_Goal_.
Return only the lines from the start of the records through the line that contains "const nodeIds = [0,1,2,3,4,5,6,7,8,9];", inclusive; leave out all pictures.

[start Exercise inputs]

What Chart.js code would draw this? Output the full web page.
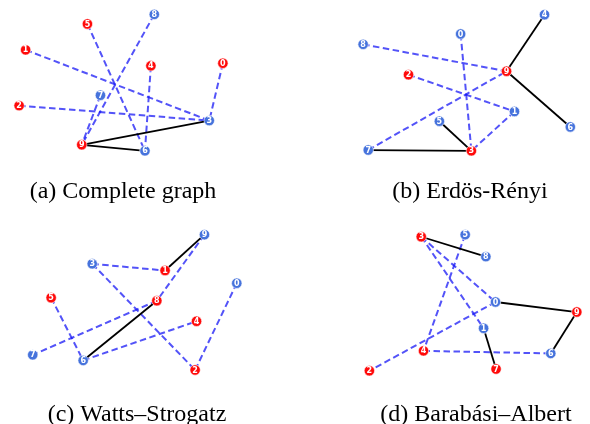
<!DOCTYPE html>
<html><head><meta charset="utf-8">
<script src="https://cdn.jsdelivr.net/npm/chart.js@4"></script>
<style>
html,body{margin:0;padding:0;background:#fff;}
#wrap{position:relative;width:590px;height:424px;overflow:hidden;}
canvas{position:absolute;}
</style></head><body>
<div id="wrap">
<canvas id="ca" width="295" height="212" style="left:0;top:0"></canvas>
<canvas id="cb" width="295" height="212" style="left:295px;top:0"></canvas>
<canvas id="cc" width="295" height="212" style="left:0;top:212px"></canvas>
<canvas id="cd" width="295" height="212" style="left:295px;top:212px"></canvas>
</div>
<script>
// ---- data: node layout positions (0-100 units), red node ids, edges ----
const nodeIds = [0,1,2,3,4,5,6,7,8,9];

const xA = [76.6, 7.0, 4.7, 71.8, 51.2, 28.8, 49.1, 33.4, 52.4, 26.8];
const yA = [63.9, 72.3, 37.3, 27.9, 62.3, 88.6, 8.9, 43.8, 94.6, 12.7];
const redA = [0,1,2,4,5,9];
const dashedA = [[1,3],[2,3],[0,3],[5,6],[4,6],[8,9],[7,9]];
const solidA = [[9,3],[9,6]];
const captionA = "(a) Complete graph";

const xB = [56.4, 75.4, 38.0, 60.2, 86.0, 48.9, 95.1, 23.8, 22.0, 72.6];
const yB = [82.3, 33.6, 56.7, 8.9, 94.4, 27.5, 23.9, 9.4, 75.8, 58.9];
const redB = [2,3,9];
const dashedB = [[8,9],[0,3],[2,1],[7,9],[1,3]];
const solidB = [[4,9],[9,6],[5,3],[7,3]];
const captionB = "(b) Erdös-Rényi";

const xC = [81.5, 56.2, 66.8, 30.5, 67.3, 16.0, 27.3, 9.5, 53.3, 70.1];
const yC = [58.9, 66.9, 4.4, 71.1, 35.0, 49.8, 10.4, 13.9, 47.9, 89.4];
const redC = [1,2,4,5,8];
const dashedC = [[3,1],[3,2],[9,8],[8,7],[5,6],[6,4],[2,0]];
const solidC = [[9,1],[8,6]];
const captionC = "(c) Watts–Strogatz";

const xD = [68.7, 64.5, 24.2, 42.5, 43.3, 58.0, 88.2, 68.9, 65.3, 97.4];
const yD = [47.1, 30.6, 3.9, 88.1, 16.4, 89.4, 14.8, 5.0, 75.6, 40.8];
const redD = [2,3,4,7,9];
const dashedD = [[3,0],[3,1],[5,4],[0,2],[4,6]];
const solidD = [[3,8],[0,9],[9,6],[1,7]];
const captionD = "(d) Barabási–Albert";

// ---- styles ----
const RED = '#ff0a0a';
const BLUE = '#4673dc';
const DASH_COLOR = 'rgba(25,25,245,0.75)';

const labelPlugin = {
  id: 'nodeLabels',
  afterDatasetsDraw(chart) {
    const ctx = chart.ctx;
    chart.data.datasets.forEach((ds, i) => {
      if (!ds.isNodes) return;
      const meta = chart.getDatasetMeta(i);
      ctx.save();
      ctx.fillStyle = '#fff';
      ctx.font = 'bold 8px "DejaVu Sans"';
      ctx.textAlign = 'center';
      ctx.textBaseline = 'middle';
      meta.data.forEach((pt, j) => {
        ctx.fillText(String(ds.ids[j]), pt.x, pt.y + 0.5);
      });
      ctx.restore();
    });
  }
};

const captionPlugin = {
  id: 'caption',
  afterDraw(chart, args, opts) {
    const ctx = chart.ctx;
    ctx.save();
    ctx.fillStyle = '#000';
    ctx.font = '24px "Liberation Serif"';
    ctx.textAlign = 'center';
    ctx.textBaseline = 'middle';
    ctx.fillText(opts.text, opts.x, opts.y);
    ctx.restore();
  }
};

function makeGraph(id, xs, ys, reds, dashed, solid, caption, capX, capY) {
  const pts = nodeIds.map(i => ({x: xs[i], y: ys[i]}));
  const datasets = [];
  dashed.forEach(([a,b]) => datasets.push({
    type: 'line', data: [pts[a], pts[b]], borderColor: DASH_COLOR, borderWidth: 2,
    borderDash: [6.5,3.5], pointRadius: 0, fill: false, order: 3, clip: false
  }));
  solid.forEach(([a,b]) => datasets.push({
    type: 'line', data: [pts[a], pts[b]], borderColor: '#000', borderWidth: 1.8,
    pointRadius: 0, fill: false, order: 2, clip: false
  }));
  datasets.push({
    type: 'scatter', isNodes: true, ids: nodeIds, data: pts,
    backgroundColor: nodeIds.map(i => reds.includes(i) ? RED : BLUE),
    borderColor: '#ffffff', borderWidth: 0.6, pointRadius: 5.2, order: 1, clip: false
  });
  new Chart(document.getElementById(id), {
    type: 'scatter',
    data: { datasets },
    options: {
      responsive: false, animation: false, events: [],
      layout: { padding: { left: 5, right: 5, top: 5, bottom: 47 } },
      scales: {
        x: { type: 'linear', min: 0, max: 100, display: false },
        y: { type: 'linear', min: 0, max: 100, display: false }
      },
      plugins: {
        legend: { display: false }, tooltip: { enabled: false },
        caption: { text: caption, x: capX, y: capY }
      }
    },
    plugins: [labelPlugin, captionPlugin]
  });
}

makeGraph('ca', xA, yA, redA, dashedA, solidA, captionA, 123, 192);
makeGraph('cb', xB, yB, redB, dashedB, solidB, captionB, 175, 192);
makeGraph('cc', xC, yC, redC, dashedC, solidC, captionC, 137, 203);
makeGraph('cd', xD, yD, redD, dashedD, solidD, captionD, 181, 203);
</script>
</body></html>
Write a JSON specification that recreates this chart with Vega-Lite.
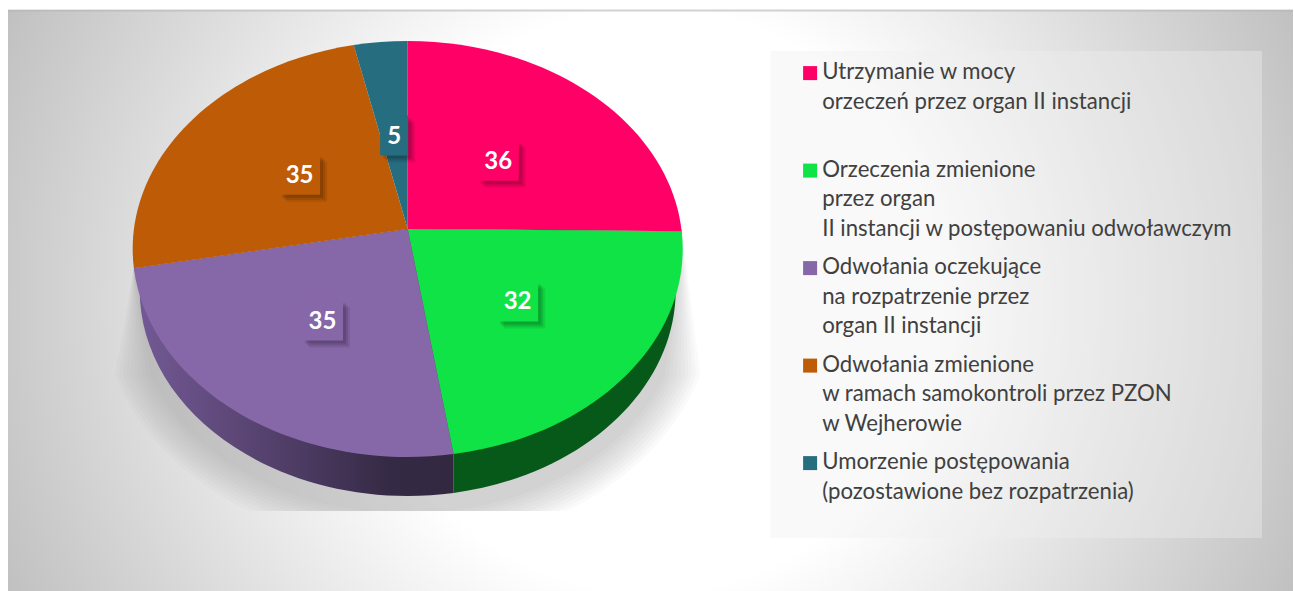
{
"$schema":"https://vega.github.io/schema/vega-lite/v6.json",
"width":1294,"height":591,"padding":0,"autosize":{"type":"fit","contains":"padding"},
"background":"#ffffff",
"view":{"stroke":null},
"config":{"font":"Lato"},
"datasets":{"slices":[
{"nazwa":"Utrzymanie w mocy|orzeczeń przez organ II instancji","liczba":36,"kolejnosc":1},
{"nazwa":"Orzeczenia zmienione|przez organ|II instancji w postępowaniu odwoławczym","liczba":32,"kolejnosc":2},
{"nazwa":"Odwołania oczekujące|na rozpatrzenie przez|organ II instancji","liczba":35,"kolejnosc":3},
{"nazwa":"Odwołania zmienione|w ramach samokontroli przez PZON|w Wejherowie","liczba":35,"kolejnosc":4},
{"nazwa":"Umorzenie postępowania|(pozostawione bez rozpatrzenia)","liczba":5,"kolejnosc":5}
]},
"data":{"name":"slices"},
"transform":[
{"joinaggregate":[{"op":"sum","field":"liczba","as":"suma"}]},
{"stack":"liczba","sort":[{"field":"kolejnosc","order":"ascending"}],"as":["s0","s1"],"groupby":[]},
{"calculate":"2*PI*datum.s0/datum.suma","as":"t0"},
{"calculate":"2*PI*datum.s1/datum.suma","as":"t1"},
{"calculate":"(datum.t0+datum.t1)/2","as":"tm"},
{"calculate":"-208*cos(datum.t0)-20*pow(sin(datum.t0),2)","as":"y0"},
{"calculate":"-208*cos(datum.t1)-20*pow(sin(datum.t1),2)","as":"y1"},
{"calculate":"-208*cos(datum.tm)-20*pow(sin(datum.tm),2)","as":"ym"},
{"calculate":"(sin(datum.t0)<0?-1:1)*275*sqrt(max(0,1-pow(datum.y0/208,2)))","as":"x0"},
{"calculate":"(sin(datum.t1)<0?-1:1)*275*sqrt(max(0,1-pow(datum.y1/208,2)))","as":"x1"},
{"calculate":"(sin(datum.tm)<0?-1:1)*275*sqrt(max(0,1-pow(datum.ym/208,2)))","as":"xm"},
{"calculate":"round(datum.x0*10)/10+','+round(datum.y0*10)/10","as":"p0"},
{"calculate":"round(datum.x1*10)/10+','+round(datum.y1*10)/10","as":"p1"},
{"calculate":"'M0,-20 L'+datum.p0+' A275,208 0 0 1 '+datum.p1+' Z'","as":"klin"},
{"calculate":"max(-268,min(268,datum.x0))","as":"bx0"},
{"calculate":"max(-268,min(268,datum.x1))","as":"bx1"},
{"calculate":"41+206*sqrt(max(0,1-pow(datum.bx0/268,2)))","as":"by0"},
{"calculate":"41+206*sqrt(max(0,1-pow(datum.bx1/268,2)))","as":"by1"},
{"calculate":"'M'+round(datum.bx0*10)/10+','+round(datum.by0*10)/10+' A268,206 0 0 1 '+round(datum.bx1*10)/10+','+round(datum.by1*10)/10+' L'+datum.p1+' L0,-20 L'+datum.p0+' Z'","as":"sciana"},
{"calculate":"0.5*datum.xm","as":"lx"},
{"calculate":"-20+0.5*(datum.ym+20)","as":"ly"},
{"calculate":"datum.liczba>=10?'M-20.5,-20 H20.5 V20 H-20.5 Z':'M-14,-20 H14 V20 H-14 Z'","as":"ramka"}
],
"layer":[
{"data":{"values":[{"panel":"tlo"}]},"transform":[],
 "mark":{"type":"rect","fill":{"gradient":"radial","x1":0.5,"y1":0.5,"x2":0.5,"y2":0.5,"r1":0,"r2":0.552,"stops":[{"offset":0,"color":"#ffffff"},{"offset":0.41,"color":"#ffffff"},{"offset":1,"color":"#c0c0c0"}]}},
 "encoding":{"x":{"datum":-400,"type":"quantitative","axis":null,"scale":{"domain":[-408,886],"nice":false,"zero":false}},"x2":{"datum":886},"y":{"datum":-239,"type":"quantitative","axis":null,"scale":{"domain":[-249,342],"reverse":true,"nice":false,"zero":false}},"y2":{"datum":342}}},
{"data":{"values":[{"panel":"linia"}]},"transform":[],
 "mark":{"type":"rule","color":"#b4b4b4","opacity":0.6,"strokeWidth":2},
 "encoding":{"x":{"datum":-400,"type":"quantitative","axis":null},"x2":{"datum":886},"y":{"datum":-238.5,"type":"quantitative","axis":null}}},
{"data":{"values":[{"warstwa":1},{"warstwa":2},{"warstwa":3},{"warstwa":4},{"warstwa":5},{"warstwa":6},{"warstwa":7},{"warstwa":8},{"warstwa":9},{"warstwa":10}]},
 "transform":[
 {"calculate":"270+3.6*datum.warstwa","as":"R"},
 {"calculate":"206+3.6*datum.warstwa","as":"S"},
 {"calculate":"round(10*datum.R*sqrt(1-pow(71/datum.S,2)))/10","as":"xl"},
 {"calculate":"round(10*datum.R*sqrt(1-pow(207/datum.S,2)))/10","as":"c"},
 {"calculate":"'M-274,20 L-'+datum.xl+',126 A'+datum.R+','+datum.S+' 0 0 0 -'+datum.c+',262 L'+datum.c+',262 A'+datum.R+','+datum.S+' 0 0 0 '+datum.xl+',126 L274,-20 Z'","as":"cien"}
 ],
 "mark":{"type":"point","filled":true,"opacity":0.045,"size":4,"strokeWidth":0,"fill":"#808080"},
 "encoding":{"x":{"datum":0,"type":"quantitative","axis":null},"y":{"datum":0,"type":"quantitative","axis":null},"shape":{"field":"cien","type":"nominal","scale":null}}},
{"transform":[{"filter":"datum.kolejnosc==3"}],
 "mark":{"type":"point","filled":true,"opacity":1,"size":4,"strokeWidth":0,
  "fill":{"gradient":"linear","x1":0,"y1":0,"x2":1,"y2":0,"stops":[{"offset":0,"color":"#745a96"},{"offset":0.45,"color":"#523f6a"},{"offset":0.8,"color":"#352a45"},{"offset":1,"color":"#332840"}]}},
 "encoding":{"x":{"datum":0,"type":"quantitative","axis":null},"y":{"datum":0,"type":"quantitative","axis":null},"shape":{"field":"sciana","type":"nominal","scale":null}}},
{"transform":[{"filter":"datum.kolejnosc==2"}],
 "mark":{"type":"point","filled":true,"opacity":1,"size":4,"strokeWidth":0,"fill":"#07591a"},
 "encoding":{"x":{"datum":0,"type":"quantitative","axis":null},"y":{"datum":0,"type":"quantitative","axis":null},"shape":{"field":"sciana","type":"nominal","scale":null}}},
{"mark":{"type":"point","filled":true,"opacity":1,"size":4,"strokeWidth":0},
 "encoding":{"x":{"datum":0,"type":"quantitative","axis":null},"y":{"datum":0,"type":"quantitative","axis":null},"shape":{"field":"klin","type":"nominal","scale":null},
 "color":{"field":"nazwa","type":"nominal","scale":{"domain":["Utrzymanie w mocy|orzeczeń przez organ II instancji","Orzeczenia zmienione|przez organ|II instancji w postępowaniu odwoławczym","Odwołania oczekujące|na rozpatrzenie przez|organ II instancji","Odwołania zmienione|w ramach samokontroli przez PZON|w Wejherowie","Umorzenie postępowania|(pozostawione bez rozpatrzenia)"],"range":["#ff0066","#0fe345","#8667a8","#bd5b06","#276d80"]},
 "legend":{"title":null,"orient":"none","legendX":799,"legendY":62,"padding":0,"rowPadding":15.5,"symbolType":"square","symbolSize":196,"symbolOpacity":1,"symbolStrokeWidth":0,"labelFont":"Lato","labelFontSize":22.2,"labelColor":"#404040","labelLimit":0,"labelOffset":1,"labelBaseline":"top",
 "labelExpr":"split(length(split(datum.label,'|'))<3?datum.label+'| ':datum.label,'|')",
 "encoding":{"labels":{"lineHeight":{"value":29.5},"dy":{"value":-12}}}}}}},
{"data":{"values":[{"panel":"legenda"}]},"transform":[],
 "mark":{"type":"rect","fill":"#efefef","opacity":0.38},
 "encoding":{"x":{"datum":363,"type":"quantitative","axis":null},"x2":{"datum":855},"y":{"datum":-198,"type":"quantitative","axis":null},"y2":{"datum":289}}},
{"mark":{"type":"point","filled":true,"opacity":0.08,"size":4,"strokeWidth":0,"fill":"#000000","xOffset":7,"yOffset":7},
 "encoding":{"x":{"field":"lx","type":"quantitative","axis":null},"y":{"field":"ly","type":"quantitative","axis":null},"shape":{"field":"ramka","type":"nominal","scale":null}}},
{"mark":{"type":"point","filled":true,"opacity":0.1,"size":4,"strokeWidth":0,"fill":"#000000","xOffset":5,"yOffset":5},
 "encoding":{"x":{"field":"lx","type":"quantitative","axis":null},"y":{"field":"ly","type":"quantitative","axis":null},"shape":{"field":"ramka","type":"nominal","scale":null}}},
{"mark":{"type":"point","filled":true,"opacity":0.12,"size":4,"strokeWidth":0,"fill":"#000000","xOffset":3,"yOffset":3},
 "encoding":{"x":{"field":"lx","type":"quantitative","axis":null},"y":{"field":"ly","type":"quantitative","axis":null},"shape":{"field":"ramka","type":"nominal","scale":null}}},
{"mark":{"type":"point","filled":true,"opacity":1,"size":4,"strokeWidth":0},
 "encoding":{"x":{"field":"lx","type":"quantitative","axis":null},"y":{"field":"ly","type":"quantitative","axis":null},"shape":{"field":"ramka","type":"nominal","scale":null},"color":{"field":"nazwa","type":"nominal"}}},
{"mark":{"type":"text","font":"Lato","fontSize":24,"fontWeight":"bold","color":"#ffffff","yOffset":1},
 "encoding":{"x":{"field":"lx","type":"quantitative","axis":null},"y":{"field":"ly","type":"quantitative","axis":null},"text":{"field":"liczba","type":"quantitative"}}}
]
}
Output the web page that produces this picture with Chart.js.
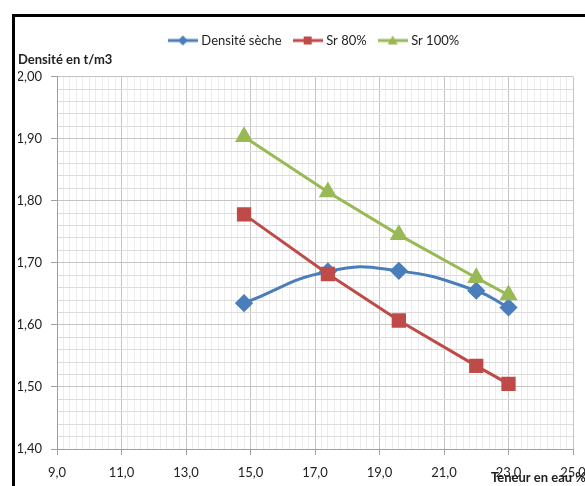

[end Exercise inputs]

_Expected answer_.
What Chart.js code would draw this? Output the full web page.
<!DOCTYPE html>
<html><head><meta charset="utf-8">
<script src="https://cdn.jsdelivr.net/npm/chart.js@4"></script>
<style>
html,body{margin:0;padding:0;background:#fff;}
#wrap{position:relative;width:590px;height:424px;overflow:hidden;}
canvas{position:absolute;}
</style></head><body>
<div id="wrap">
<canvas id="ca" width="295" height="212" style="left:0;top:0"></canvas>
<canvas id="cb" width="295" height="212" style="left:295px;top:0"></canvas>
<canvas id="cc" width="295" height="212" style="left:0;top:212px"></canvas>
<canvas id="cd" width="295" height="212" style="left:295px;top:212px"></canvas>
</div>
<script>
// ---- data: node layout positions (0-100 units), red node ids, edges ----
const nodeIds = [0,1,2,3,4,5,6,7,8,9];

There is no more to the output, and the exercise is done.